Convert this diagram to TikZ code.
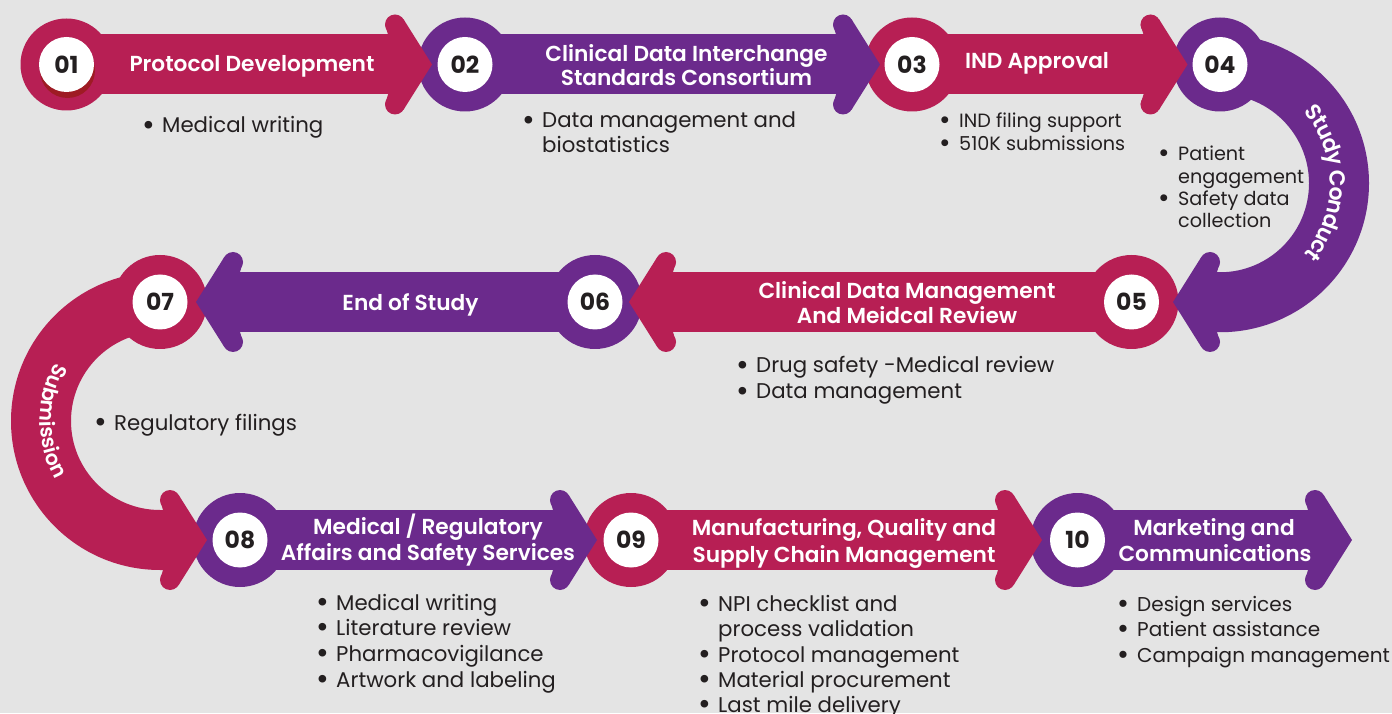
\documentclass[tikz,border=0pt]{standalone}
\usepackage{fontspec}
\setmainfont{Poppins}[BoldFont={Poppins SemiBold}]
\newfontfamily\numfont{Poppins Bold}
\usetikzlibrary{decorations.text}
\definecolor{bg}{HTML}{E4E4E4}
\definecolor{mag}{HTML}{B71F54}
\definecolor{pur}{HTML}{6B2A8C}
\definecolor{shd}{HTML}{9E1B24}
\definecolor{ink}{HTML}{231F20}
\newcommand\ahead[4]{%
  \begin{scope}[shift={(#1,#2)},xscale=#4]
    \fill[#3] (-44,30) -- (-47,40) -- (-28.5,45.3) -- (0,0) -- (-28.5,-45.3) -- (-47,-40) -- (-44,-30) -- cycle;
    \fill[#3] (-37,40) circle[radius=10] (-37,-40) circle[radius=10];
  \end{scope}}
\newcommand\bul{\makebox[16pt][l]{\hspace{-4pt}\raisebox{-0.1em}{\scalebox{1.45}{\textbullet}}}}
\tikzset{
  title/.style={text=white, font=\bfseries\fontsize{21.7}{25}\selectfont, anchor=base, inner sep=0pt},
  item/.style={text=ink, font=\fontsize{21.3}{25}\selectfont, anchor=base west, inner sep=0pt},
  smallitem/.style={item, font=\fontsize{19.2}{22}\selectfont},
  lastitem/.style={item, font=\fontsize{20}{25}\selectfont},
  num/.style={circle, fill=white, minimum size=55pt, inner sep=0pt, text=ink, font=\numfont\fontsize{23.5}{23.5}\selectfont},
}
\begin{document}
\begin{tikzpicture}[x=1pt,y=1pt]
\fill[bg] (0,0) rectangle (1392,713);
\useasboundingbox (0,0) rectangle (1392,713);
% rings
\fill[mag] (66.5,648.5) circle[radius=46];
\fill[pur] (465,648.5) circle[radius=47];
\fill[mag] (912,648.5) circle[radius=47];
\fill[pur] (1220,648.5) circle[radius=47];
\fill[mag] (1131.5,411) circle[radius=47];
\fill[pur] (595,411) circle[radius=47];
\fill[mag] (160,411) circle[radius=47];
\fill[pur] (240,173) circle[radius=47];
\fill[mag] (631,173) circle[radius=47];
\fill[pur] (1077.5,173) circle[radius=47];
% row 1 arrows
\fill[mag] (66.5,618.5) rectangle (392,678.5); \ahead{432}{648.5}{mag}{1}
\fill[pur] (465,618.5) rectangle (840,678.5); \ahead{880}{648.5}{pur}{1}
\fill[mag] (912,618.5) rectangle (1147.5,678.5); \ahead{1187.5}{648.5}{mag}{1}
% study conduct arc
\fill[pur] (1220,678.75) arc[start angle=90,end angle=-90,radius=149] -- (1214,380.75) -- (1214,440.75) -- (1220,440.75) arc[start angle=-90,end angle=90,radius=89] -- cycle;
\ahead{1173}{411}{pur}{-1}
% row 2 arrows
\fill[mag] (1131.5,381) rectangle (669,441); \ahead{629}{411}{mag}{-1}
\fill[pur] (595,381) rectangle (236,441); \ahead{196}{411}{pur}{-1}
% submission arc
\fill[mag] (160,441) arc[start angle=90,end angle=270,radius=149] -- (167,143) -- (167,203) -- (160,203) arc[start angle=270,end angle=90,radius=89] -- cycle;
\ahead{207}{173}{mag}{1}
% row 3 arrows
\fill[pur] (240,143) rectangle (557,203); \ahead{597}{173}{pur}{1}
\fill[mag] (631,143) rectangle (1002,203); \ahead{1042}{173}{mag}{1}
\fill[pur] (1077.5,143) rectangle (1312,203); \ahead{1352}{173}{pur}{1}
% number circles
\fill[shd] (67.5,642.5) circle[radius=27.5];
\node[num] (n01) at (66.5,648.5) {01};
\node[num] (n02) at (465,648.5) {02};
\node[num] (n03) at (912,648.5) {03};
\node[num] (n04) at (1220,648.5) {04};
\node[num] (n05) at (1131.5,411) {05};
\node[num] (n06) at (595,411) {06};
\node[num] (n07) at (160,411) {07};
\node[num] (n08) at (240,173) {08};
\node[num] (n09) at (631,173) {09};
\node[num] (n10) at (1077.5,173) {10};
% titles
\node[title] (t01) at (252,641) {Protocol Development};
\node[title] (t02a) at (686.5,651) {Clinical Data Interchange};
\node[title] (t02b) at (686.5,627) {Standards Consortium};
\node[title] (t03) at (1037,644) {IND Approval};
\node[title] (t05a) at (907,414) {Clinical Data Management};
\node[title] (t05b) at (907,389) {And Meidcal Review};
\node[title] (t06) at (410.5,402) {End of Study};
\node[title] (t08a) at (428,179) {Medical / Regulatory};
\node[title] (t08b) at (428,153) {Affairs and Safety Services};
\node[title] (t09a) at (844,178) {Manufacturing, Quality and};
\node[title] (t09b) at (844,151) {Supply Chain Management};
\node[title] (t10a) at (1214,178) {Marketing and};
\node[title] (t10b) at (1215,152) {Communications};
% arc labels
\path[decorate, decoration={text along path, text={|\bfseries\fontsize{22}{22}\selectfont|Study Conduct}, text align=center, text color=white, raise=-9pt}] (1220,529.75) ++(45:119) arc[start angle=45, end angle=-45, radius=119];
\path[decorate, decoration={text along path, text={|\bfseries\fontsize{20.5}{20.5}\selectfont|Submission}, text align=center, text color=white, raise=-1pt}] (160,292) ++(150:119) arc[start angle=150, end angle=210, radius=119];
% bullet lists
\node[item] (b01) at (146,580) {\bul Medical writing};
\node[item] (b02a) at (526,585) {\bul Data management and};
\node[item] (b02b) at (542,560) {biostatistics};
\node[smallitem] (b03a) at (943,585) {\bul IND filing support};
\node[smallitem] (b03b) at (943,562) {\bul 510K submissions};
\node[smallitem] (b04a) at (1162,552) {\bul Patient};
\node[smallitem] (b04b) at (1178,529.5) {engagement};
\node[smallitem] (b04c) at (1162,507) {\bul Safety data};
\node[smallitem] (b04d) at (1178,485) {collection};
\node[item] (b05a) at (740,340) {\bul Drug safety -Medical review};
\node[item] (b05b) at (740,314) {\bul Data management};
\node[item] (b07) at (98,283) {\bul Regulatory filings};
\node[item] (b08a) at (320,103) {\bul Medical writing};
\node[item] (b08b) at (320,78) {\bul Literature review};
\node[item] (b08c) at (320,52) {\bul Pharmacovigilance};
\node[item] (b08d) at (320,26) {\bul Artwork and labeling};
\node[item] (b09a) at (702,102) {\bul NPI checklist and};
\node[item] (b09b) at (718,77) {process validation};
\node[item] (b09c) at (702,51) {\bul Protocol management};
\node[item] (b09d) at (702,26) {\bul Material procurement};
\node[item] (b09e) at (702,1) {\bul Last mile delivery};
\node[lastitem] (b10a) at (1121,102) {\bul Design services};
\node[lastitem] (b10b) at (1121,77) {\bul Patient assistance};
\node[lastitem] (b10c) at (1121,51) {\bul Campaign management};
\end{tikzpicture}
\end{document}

★ ★ ★ ★

Pictures are excluded; copy all other data exactly as shown.

## RESPONSE FOR THIS EXERCISE
Convert this diagram to TikZ code.
\documentclass[tikz,border=0pt]{standalone}
\usepackage{fontspec}
\setmainfont{Poppins}[BoldFont={Poppins SemiBold}]
\newfontfamily\numfont{Poppins Bold}
\usetikzlibrary{decorations.text}
\definecolor{bg}{HTML}{E4E4E4}
\definecolor{mag}{HTML}{B71F54}
\definecolor{pur}{HTML}{6B2A8C}
\definecolor{shd}{HTML}{9E1B24}
\definecolor{ink}{HTML}{231F20}
\newcommand\ahead[4]{%
  \begin{scope}[shift={(#1,#2)},xscale=#4]
    \fill[#3] (-44,30) -- (-47,40) -- (-28.5,45.3) -- (0,0) -- (-28.5,-45.3) -- (-47,-40) -- (-44,-30) -- cycle;
    \fill[#3] (-37,40) circle[radius=10] (-37,-40) circle[radius=10];
  \end{scope}}
\newcommand\bul{\makebox[16pt][l]{\hspace{-4pt}\raisebox{-0.1em}{\scalebox{1.45}{\textbullet}}}}
\tikzset{
  title/.style={text=white, font=\bfseries\fontsize{21.7}{25}\selectfont, anchor=base, inner sep=0pt},
  item/.style={text=ink, font=\fontsize{21.3}{25}\selectfont, anchor=base west, inner sep=0pt},
  smallitem/.style={item, font=\fontsize{19.2}{22}\selectfont},
  lastitem/.style={item, font=\fontsize{20}{25}\selectfont},
  num/.style={circle, fill=white, minimum size=55pt, inner sep=0pt, text=ink, font=\numfont\fontsize{23.5}{23.5}\selectfont},
}
\begin{document}
\begin{tikzpicture}[x=1pt,y=1pt]
\fill[bg] (0,0) rectangle (1392,713);
\useasboundingbox (0,0) rectangle (1392,713);
% rings
\fill[mag] (66.5,648.5) circle[radius=46];
\fill[pur] (465,648.5) circle[radius=47];
\fill[mag] (912,648.5) circle[radius=47];
\fill[pur] (1220,648.5) circle[radius=47];
\fill[mag] (1131.5,411) circle[radius=47];
\fill[pur] (595,411) circle[radius=47];
\fill[mag] (160,411) circle[radius=47];
\fill[pur] (240,173) circle[radius=47];
\fill[mag] (631,173) circle[radius=47];
\fill[pur] (1077.5,173) circle[radius=47];
% row 1 arrows
\fill[mag] (66.5,618.5) rectangle (392,678.5); \ahead{432}{648.5}{mag}{1}
\fill[pur] (465,618.5) rectangle (840,678.5); \ahead{880}{648.5}{pur}{1}
\fill[mag] (912,618.5) rectangle (1147.5,678.5); \ahead{1187.5}{648.5}{mag}{1}
% study conduct arc
\fill[pur] (1220,678.75) arc[start angle=90,end angle=-90,radius=149] -- (1214,380.75) -- (1214,440.75) -- (1220,440.75) arc[start angle=-90,end angle=90,radius=89] -- cycle;
\ahead{1173}{411}{pur}{-1}
% row 2 arrows
\fill[mag] (1131.5,381) rectangle (669,441); \ahead{629}{411}{mag}{-1}
\fill[pur] (595,381) rectangle (236,441); \ahead{196}{411}{pur}{-1}
% submission arc
\fill[mag] (160,441) arc[start angle=90,end angle=270,radius=149] -- (167,143) -- (167,203) -- (160,203) arc[start angle=270,end angle=90,radius=89] -- cycle;
\ahead{207}{173}{mag}{1}
% row 3 arrows
\fill[pur] (240,143) rectangle (557,203); \ahead{597}{173}{pur}{1}
\fill[mag] (631,143) rectangle (1002,203); \ahead{1042}{173}{mag}{1}
\fill[pur] (1077.5,143) rectangle (1312,203); \ahead{1352}{173}{pur}{1}
% number circles
\fill[shd] (67.5,642.5) circle[radius=27.5];
\node[num] (n01) at (66.5,648.5) {01};
\node[num] (n02) at (465,648.5) {02};
\node[num] (n03) at (912,648.5) {03};
\node[num] (n04) at (1220,648.5) {04};
\node[num] (n05) at (1131.5,411) {05};
\node[num] (n06) at (595,411) {06};
\node[num] (n07) at (160,411) {07};
\node[num] (n08) at (240,173) {08};
\node[num] (n09) at (631,173) {09};
\node[num] (n10) at (1077.5,173) {10};
% titles
\node[title] (t01) at (252,641) {Protocol Development};
\node[title] (t02a) at (686.5,651) {Clinical Data Interchange};
\node[title] (t02b) at (686.5,627) {Standards Consortium};
\node[title] (t03) at (1037,644) {IND Approval};
\node[title] (t05a) at (907,414) {Clinical Data Management};
\node[title] (t05b) at (907,389) {And Meidcal Review};
\node[title] (t06) at (410.5,402) {End of Study};
\node[title] (t08a) at (428,179) {Medical / Regulatory};
\node[title] (t08b) at (428,153) {Affairs and Safety Services};
\node[title] (t09a) at (844,178) {Manufacturing, Quality and};
\node[title] (t09b) at (844,151) {Supply Chain Management};
\node[title] (t10a) at (1214,178) {Marketing and};
\node[title] (t10b) at (1215,152) {Communications};
% arc labels
\path[decorate, decoration={text along path, text={|\bfseries\fontsize{22}{22}\selectfont|Study Conduct}, text align=center, text color=white, raise=-9pt}] (1220,529.75) ++(45:119) arc[start angle=45, end angle=-45, radius=119];
\path[decorate, decoration={text along path, text={|\bfseries\fontsize{20.5}{20.5}\selectfont|Submission}, text align=center, text color=white, raise=-1pt}] (160,292) ++(150:119) arc[start angle=150, end angle=210, radius=119];
% bullet lists
\node[item] (b01) at (146,580) {\bul Medical writing};
\node[item] (b02a) at (526,585) {\bul Data management and};
\node[item] (b02b) at (542,560) {biostatistics};
\node[smallitem] (b03a) at (943,585) {\bul IND filing support};
\node[smallitem] (b03b) at (943,562) {\bul 510K submissions};
\node[smallitem] (b04a) at (1162,552) {\bul Patient};
\node[smallitem] (b04b) at (1178,529.5) {engagement};
\node[smallitem] (b04c) at (1162,507) {\bul Safety data};
\node[smallitem] (b04d) at (1178,485) {collection};
\node[item] (b05a) at (740,340) {\bul Drug safety -Medical review};
\node[item] (b05b) at (740,314) {\bul Data management};
\node[item] (b07) at (98,283) {\bul Regulatory filings};
\node[item] (b08a) at (320,103) {\bul Medical writing};
\node[item] (b08b) at (320,78) {\bul Literature review};
\node[item] (b08c) at (320,52) {\bul Pharmacovigilance};
\node[item] (b08d) at (320,26) {\bul Artwork and labeling};
\node[item] (b09a) at (702,102) {\bul NPI checklist and};
\node[item] (b09b) at (718,77) {process validation};
\node[item] (b09c) at (702,51) {\bul Protocol management};
\node[item] (b09d) at (702,26) {\bul Material procurement};
\node[item] (b09e) at (702,1) {\bul Last mile delivery};
\node[lastitem] (b10a) at (1121,102) {\bul Design services};
\node[lastitem] (b10b) at (1121,77) {\bul Patient assistance};
\node[lastitem] (b10c) at (1121,51) {\bul Campaign management};
\end{tikzpicture}
\end{document}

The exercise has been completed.